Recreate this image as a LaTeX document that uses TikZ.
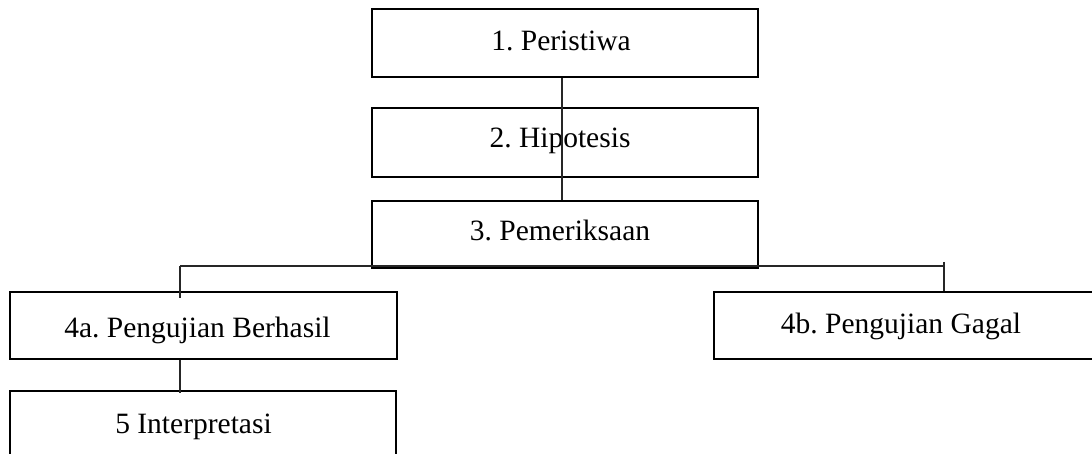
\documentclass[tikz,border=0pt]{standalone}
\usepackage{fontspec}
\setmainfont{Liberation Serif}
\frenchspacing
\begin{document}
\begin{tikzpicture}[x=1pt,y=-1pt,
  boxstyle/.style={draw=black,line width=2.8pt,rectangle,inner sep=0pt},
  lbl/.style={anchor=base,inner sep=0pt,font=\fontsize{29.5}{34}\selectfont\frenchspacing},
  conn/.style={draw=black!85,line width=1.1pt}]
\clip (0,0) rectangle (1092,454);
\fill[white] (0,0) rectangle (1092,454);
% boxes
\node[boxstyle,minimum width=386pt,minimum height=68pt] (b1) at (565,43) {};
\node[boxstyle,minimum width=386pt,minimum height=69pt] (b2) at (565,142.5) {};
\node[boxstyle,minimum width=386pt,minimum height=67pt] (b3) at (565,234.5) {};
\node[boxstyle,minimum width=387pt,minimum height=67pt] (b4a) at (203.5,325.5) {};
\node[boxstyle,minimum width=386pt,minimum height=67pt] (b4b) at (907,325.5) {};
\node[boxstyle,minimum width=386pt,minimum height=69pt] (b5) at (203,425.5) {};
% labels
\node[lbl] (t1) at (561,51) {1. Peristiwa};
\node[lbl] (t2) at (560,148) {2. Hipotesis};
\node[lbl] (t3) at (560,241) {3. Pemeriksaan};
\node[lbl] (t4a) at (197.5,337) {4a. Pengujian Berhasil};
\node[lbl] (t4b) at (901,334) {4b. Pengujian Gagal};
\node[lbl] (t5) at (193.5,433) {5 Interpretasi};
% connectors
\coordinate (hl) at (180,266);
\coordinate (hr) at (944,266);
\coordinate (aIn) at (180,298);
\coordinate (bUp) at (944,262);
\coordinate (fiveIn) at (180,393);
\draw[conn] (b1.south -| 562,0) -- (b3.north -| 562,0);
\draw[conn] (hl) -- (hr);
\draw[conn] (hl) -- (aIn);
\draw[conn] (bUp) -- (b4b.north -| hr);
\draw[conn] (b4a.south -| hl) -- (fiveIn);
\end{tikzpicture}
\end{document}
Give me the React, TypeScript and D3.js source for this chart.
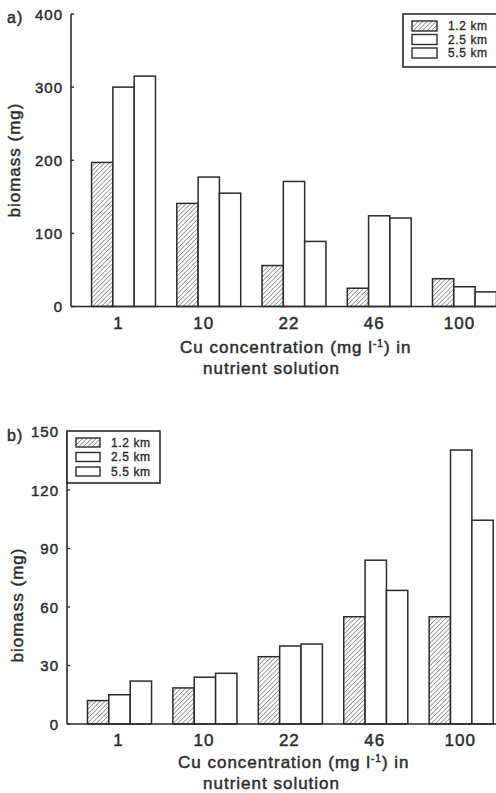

◇ ◇ ◇ ◇ ◇

• _Exercise instructions_
Go through the entries and return each line where the word "this" appears.

• _Answer below_
Recreate this image as a LaTeX document that uses TikZ.
Give me the React, TypeScript and D3.js source for this chart.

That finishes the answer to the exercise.